WORK INSTRUCTIONS:
Determine how many lines of the entries contain "this". Reply with that number alone.

EXTRACTED INFORMATION:
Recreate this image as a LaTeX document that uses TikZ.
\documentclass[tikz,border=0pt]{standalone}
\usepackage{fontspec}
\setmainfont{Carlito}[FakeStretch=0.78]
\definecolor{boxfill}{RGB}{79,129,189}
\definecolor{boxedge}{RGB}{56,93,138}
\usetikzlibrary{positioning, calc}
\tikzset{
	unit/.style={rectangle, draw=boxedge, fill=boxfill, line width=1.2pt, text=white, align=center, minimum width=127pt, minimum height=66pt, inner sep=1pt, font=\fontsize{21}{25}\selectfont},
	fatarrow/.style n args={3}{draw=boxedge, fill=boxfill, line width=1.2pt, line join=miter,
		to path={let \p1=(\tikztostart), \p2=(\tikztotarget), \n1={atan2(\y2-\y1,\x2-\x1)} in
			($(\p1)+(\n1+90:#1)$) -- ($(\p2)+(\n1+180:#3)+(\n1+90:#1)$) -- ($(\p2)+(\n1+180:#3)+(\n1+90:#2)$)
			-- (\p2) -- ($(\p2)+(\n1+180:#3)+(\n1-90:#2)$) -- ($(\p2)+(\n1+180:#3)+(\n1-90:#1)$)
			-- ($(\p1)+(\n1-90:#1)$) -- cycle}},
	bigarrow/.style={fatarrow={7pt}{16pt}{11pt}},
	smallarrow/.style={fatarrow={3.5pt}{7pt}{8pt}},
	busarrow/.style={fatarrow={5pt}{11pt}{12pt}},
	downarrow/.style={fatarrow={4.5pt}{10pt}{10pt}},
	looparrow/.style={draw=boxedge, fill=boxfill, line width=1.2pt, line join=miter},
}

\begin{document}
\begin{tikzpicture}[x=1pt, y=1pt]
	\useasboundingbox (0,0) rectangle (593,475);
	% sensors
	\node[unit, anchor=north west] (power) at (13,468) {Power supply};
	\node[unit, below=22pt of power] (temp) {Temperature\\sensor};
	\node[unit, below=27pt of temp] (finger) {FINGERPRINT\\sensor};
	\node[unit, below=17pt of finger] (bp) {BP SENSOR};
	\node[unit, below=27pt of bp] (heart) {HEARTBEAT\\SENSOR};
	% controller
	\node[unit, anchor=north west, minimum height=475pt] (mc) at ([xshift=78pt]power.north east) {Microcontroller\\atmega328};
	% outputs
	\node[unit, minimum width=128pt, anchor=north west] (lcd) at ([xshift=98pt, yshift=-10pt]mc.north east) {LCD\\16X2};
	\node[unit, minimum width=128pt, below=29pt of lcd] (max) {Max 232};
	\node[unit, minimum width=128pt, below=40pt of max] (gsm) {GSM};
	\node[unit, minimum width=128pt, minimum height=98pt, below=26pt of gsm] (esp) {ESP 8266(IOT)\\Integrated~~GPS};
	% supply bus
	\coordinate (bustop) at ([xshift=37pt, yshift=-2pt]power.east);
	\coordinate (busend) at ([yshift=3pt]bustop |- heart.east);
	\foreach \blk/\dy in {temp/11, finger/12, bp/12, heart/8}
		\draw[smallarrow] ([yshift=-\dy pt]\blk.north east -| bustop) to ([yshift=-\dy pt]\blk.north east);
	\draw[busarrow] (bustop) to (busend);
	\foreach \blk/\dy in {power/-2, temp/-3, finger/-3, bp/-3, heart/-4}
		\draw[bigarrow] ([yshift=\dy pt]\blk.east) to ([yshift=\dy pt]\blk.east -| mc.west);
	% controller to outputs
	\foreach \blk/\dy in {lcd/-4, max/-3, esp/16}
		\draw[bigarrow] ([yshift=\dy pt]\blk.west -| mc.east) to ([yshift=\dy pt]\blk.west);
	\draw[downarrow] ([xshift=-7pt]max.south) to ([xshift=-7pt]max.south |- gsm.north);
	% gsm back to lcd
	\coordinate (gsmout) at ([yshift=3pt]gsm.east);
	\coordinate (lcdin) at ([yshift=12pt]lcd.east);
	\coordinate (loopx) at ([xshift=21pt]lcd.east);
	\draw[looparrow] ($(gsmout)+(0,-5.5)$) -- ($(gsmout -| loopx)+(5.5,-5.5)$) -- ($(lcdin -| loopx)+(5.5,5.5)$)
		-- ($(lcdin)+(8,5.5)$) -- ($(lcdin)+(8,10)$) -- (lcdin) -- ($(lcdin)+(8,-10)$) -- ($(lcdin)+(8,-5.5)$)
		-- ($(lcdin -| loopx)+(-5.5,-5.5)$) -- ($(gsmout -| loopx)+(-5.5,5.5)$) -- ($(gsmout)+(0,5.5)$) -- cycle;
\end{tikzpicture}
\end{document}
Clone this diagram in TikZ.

TASK RESPONSE:
2